What are the benefits of using k8s?✅
Scalability: Kubernetes lets applications scale easily based on demand. It automatically adjusts the number of running containers to match the current load, making sure resources are used efficiently.
High Availability and Reliability: By spreading applications across multiple containers and nodes, Kubernetes ensures high availability; if a container or node fails, Kubernetes automatically replaces or reschedules the workload, keeping the service running.
Automated Rollouts and Rollbacks: Kubernetes provides automated processes for updating applications without downtime. It can handle the rollout of new versions, check the application's health, and roll back if there are any issues.
Self-Healing: Kubernetes can automatically restart failed containers, replace them, kill unresponsive containers, and keep them out of service until they are ready.
Efficient Resource Utilization: Kubernetes makes the best use of resources by automatically scheduling containers based on their needs and the available resources in the cluster.
Multi-Cloud and Hybrid Deployments: Kubernetes offers a consistent platform across different environments, including on-premises, public, and private clouds, supporting multi-cloud and hybrid cloud strategies.
Explain the architecture of Kubernetes.⚙️
Kubernetes Architecture🛠️
Understanding the architecture of Kubernetes is key to using it well. The architecture is built around a cluster, which includes several worker machines called nodes that run containerized applications. The cluster is managed by the Kubernetes control plane, which handles all activities within the cluster, like scheduling applications, keeping them in their desired state, scaling them, and rolling out updates.
Components:
Control Plane(Master Node): The control plane is the brain of the Kubernetes cluster, managing the worker nodes and the Kubernetes runtime. Key components of the control plane include the API server, etcd (a consistent and highly available key-value store), the scheduler, and the controller manager.
Worker Nodes: Also known as worker machines, nodes are where the containerized applications run. Each node has a Kubelet (an agent that talks to the control plane), a container runtime or pod (like Docker), and a kube-proxy or service proxy (which manages network rules and enables communication).
What is a Control Plane?🕹️
The control plane keeps the cluster in the desired state, managing which applications run and which container images they use. It makes decisions for the whole cluster, like scheduling, and reacts to events in the cluster, such as starting a new pod if the number of replicas is too low.
Control Plane Components(Master Node)☢️
API Server: This is the "front desk" of Kubernetes. Whenever we want to interact with our cluster, our request goes through the API Server. It checks and processes these requests to the backend components.

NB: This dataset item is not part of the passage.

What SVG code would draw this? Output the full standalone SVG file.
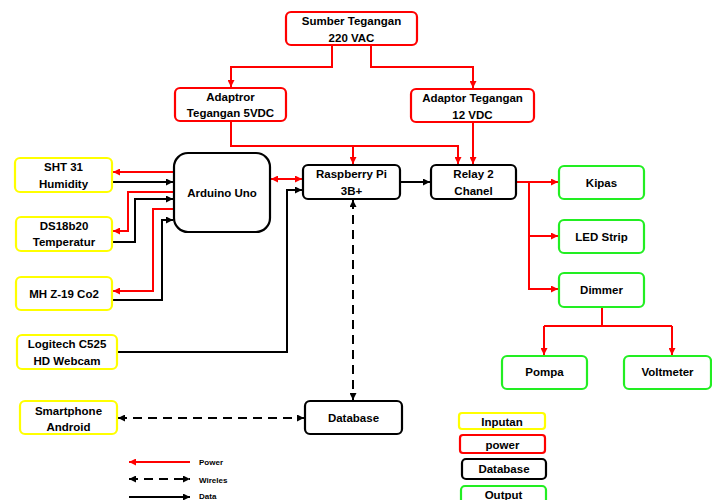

etcd: Think of etcd as the "database" of Kubernetes; it stores all the information about our cluster, including which nodes are part of the cluster, what pods are running, their statuses, and more.
Scheduler: The Scheduler is like the "event planner" for our containers. When we request a container to be run, the Scheduler decides which machine (Node) in our cluster should run it, taking into account resource availability and other constraints.
Controller Manager: Imagine a bunch of small robots that continuously monitor the cluster to make sure everything is running smoothly; if something goes wrong (e.g., a Pod crashes), they work to fix it, ensuring the cluster state matches our desired state..
Cloud Controller Manager: This is a specialized component that allows Kubernetes to interact with the underlying cloud provider, like AWS or Azure, helping with tasks such as setting up load balancers and persistent storage.
Write the difference between kubectl and kubelets.👨🏻💻
kubectl: This is the command-line tool for interacting with the Kubernetes API server. It allows users to deploy applications, inspect and manage cluster resources, and view logs.
Kubelet: This is an agent that runs on each node in the Kubernetes cluster. It ensures that containers are running in a pod. Kubelet gets instructions from the control plane to ensure the containers are running as expected.
Role of the API Server🛡️
The API server is a key component of the Kubernetes control plane, exposing the Kubernetes API, which serves as the front end for the control plane. It handles requests from users, tools, and components, providing the means to manage all resources in the cluster. The API server processes REST operations, validates them, and updates the corresponding objects in etcd, enabling other components to interact with the data.
Conclusion💡
Kubernetes has changed how we deploy, scale, and manage applications. Its strong architecture and features like self-healing, scalability, and automated rollouts make it essential for DevOps. Knowing its architecture and components like the control plane, kubectl, kubelets, and the API server is key to using it effectively.